I know that I don’t owe the world an explanation or an apology. I don’t owe anyone my condemning, denouncing, discrediting, and repudiating. We spend a lot of time talking about this: about how calling upon Muslims to condemn extremism unfairly puts our loyalty and citizenship on trial. More insidious is the danger of pandering and falling into the trap of becoming the exceptional “moderate,” well-behaved Muslims—as though to suggest that Islam itself must be apologized for; as though the false, shallow rhetoric of these self-interested criminals somehow has equal claim to the Way.[1] But I want to scream. My heart is broken that the beautiful teachings of my beloved Prophet have been contorted, disfigured, to fit some horrific agenda. Moreover, people are actually buying it—from the actual Da’esh recruits to The Atlantic Monthly.

And so, it is with a heavy heart that I continue to condemn. Not out of a sense of obligation or American jingoism, but out of a deep love of my Prophet and the Way that he showed me. A way of peace and mercy. A way that has changed my life. His legacy doesn’t need saving. But like the Prophet’s own companions, who could not bear to remain silent in the face of criticism and defamation against him, how can I? I condemn, I condemn, I condemn.
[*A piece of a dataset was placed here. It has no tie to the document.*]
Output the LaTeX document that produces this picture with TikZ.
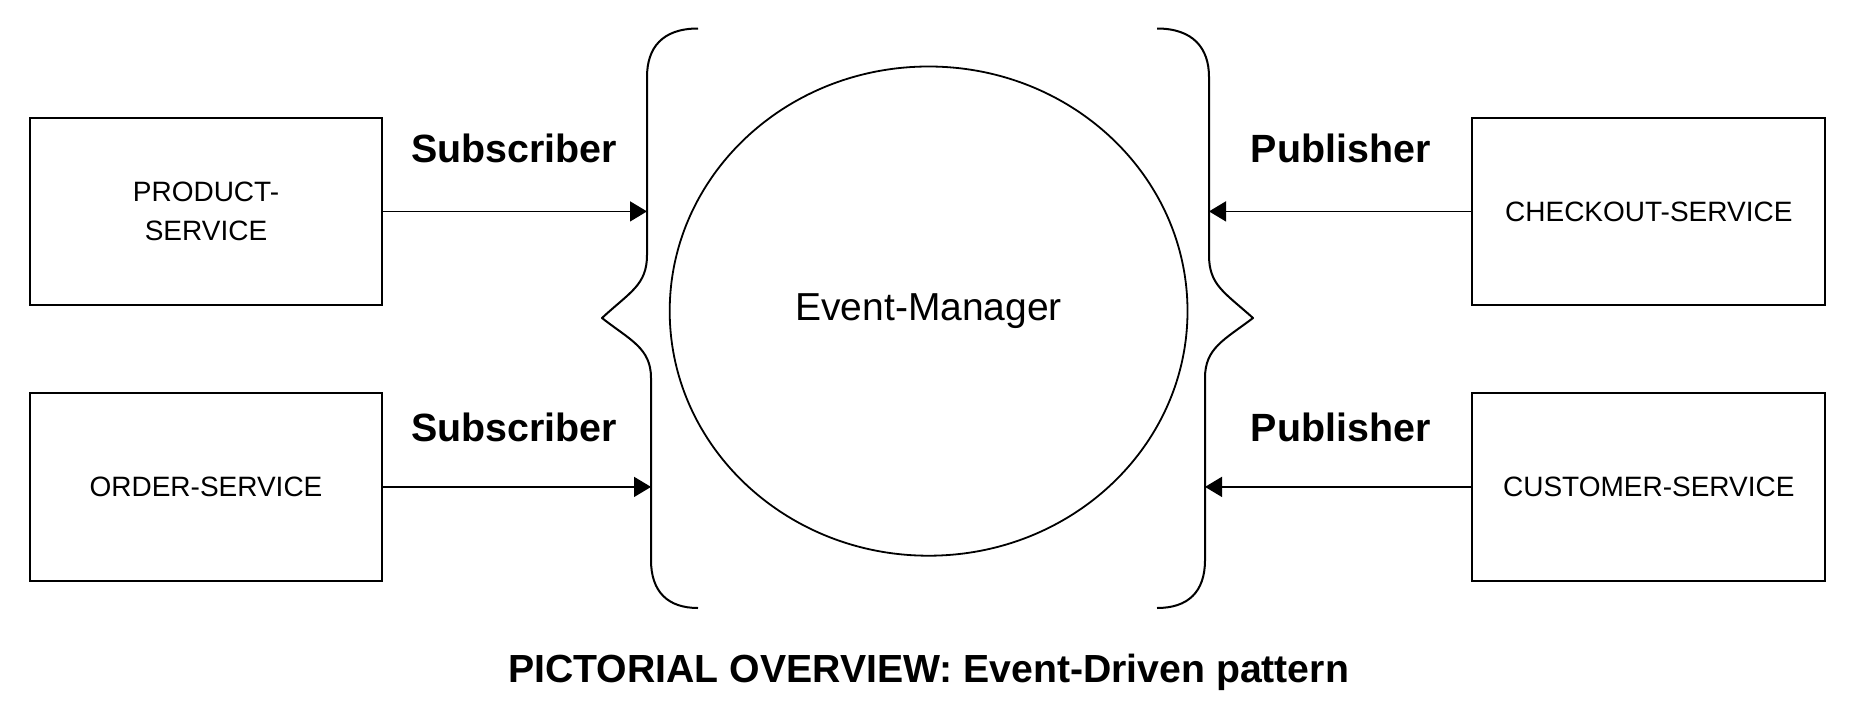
\documentclass[tikz,border=0pt]{standalone}
\usepackage{fontspec}
\setmainfont{Liberation Sans}
\usetikzlibrary{arrows.meta,shapes.geometric}
\begin{document}
\begin{tikzpicture}[x=0.5pt,y=-0.5pt,
  svcbox/.style={draw=black,line width=1pt,minimum width=176.4pt,minimum height=93.8pt,inner sep=0pt,align=center,font=\fontsize{14}{19.6}\selectfont},
  rolelabel/.style={font=\fontsize{19.7}{22}\selectfont\bfseries,inner sep=0pt},
  conn/.style={line width=0.8pt,-{Triangle[length=8.5pt,width=10pt]}},
  bracestyle/.style={line width=1pt,line join=round}]
\useasboundingbox (0,0) rectangle (1862,718);
% service boxes
\node[svcbox] (prod) at (206,211.4) {PRODUCT-\\SERVICE};
\node[svcbox] (order) at (206,486.9) {ORDER-SERVICE};
\node[svcbox] (checkout) at (1648.8,211.4) {CHECKOUT-SERVICE};
\node[svcbox] (customer) at (1648.8,486.9) {CUSTOMER-SERVICE};
% event manager
\node[draw=black,line width=0.9pt,ellipse,minimum width=258.9pt,minimum height=244.6pt,inner sep=0pt,font=\fontsize{19.5}{22}\selectfont] (em) at (928.6,311.1) {Event-Manager};
% braces
\draw[bracestyle] (698,28.5) .. controls (662,28.5) and (647,48) .. (647,77)
  -- (647,255) .. controls (647,285) and (630,292) .. (602,318)
  .. controls (630,340) and (651,348) .. (651,378)
  -- (651,560) .. controls (651,592) and (668,608) .. (698,608);
\draw[bracestyle] (1157,28.5) .. controls (1193,28.5) and (1209,48) .. (1209,77)
  -- (1209,255) .. controls (1209,285) and (1224,292) .. (1253,318)
  .. controls (1224,340) and (1205,348) .. (1205,378)
  -- (1205,560) .. controls (1205,592) and (1188,608) .. (1157,608);
% arrow ends
\coordinate (lb1) at (647,211.4);
\coordinate (lb2) at (651,486.9);
\coordinate (rb1) at (1209,211.4);
\coordinate (rb2) at (1205,486.9);
\draw[conn] (prod.east) -- (lb1);
\draw[conn] (order.east) -- (lb2);
\draw[conn] (checkout.west) -- (rb1);
\draw[conn] (customer.west) -- (rb2);
% labels
\node[rolelabel] (sub1) at (514.2,148.4) {Subscriber};
\node[rolelabel] (sub2) at (514.2,427.5) {Subscriber};
\node[rolelabel] (pub1) at (1340.7,148.4) {Publisher};
\node[rolelabel] (pub2) at (1340.7,427.5) {Publisher};
% title
\node[font=\fontsize{19.6}{22}\selectfont\bfseries,inner sep=0pt] (title) at (928.6,672) {PICTORIAL OVERVIEW: Event-Driven pattern};
\end{tikzpicture}
\end{document}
[1] Sharia literally means the way, or more specifically, the way or the path to water [water being the source of life]. We believe that Sharia is divinely-revealed guidance for individuals, families, and societies to achieve harmony and spiritual excellence in this life and salvation in the next. This is distinct from fiqh, which is jurisprudence—legal opinions and interpretations that may change depending on place and evolve over time—a mortal pursuit.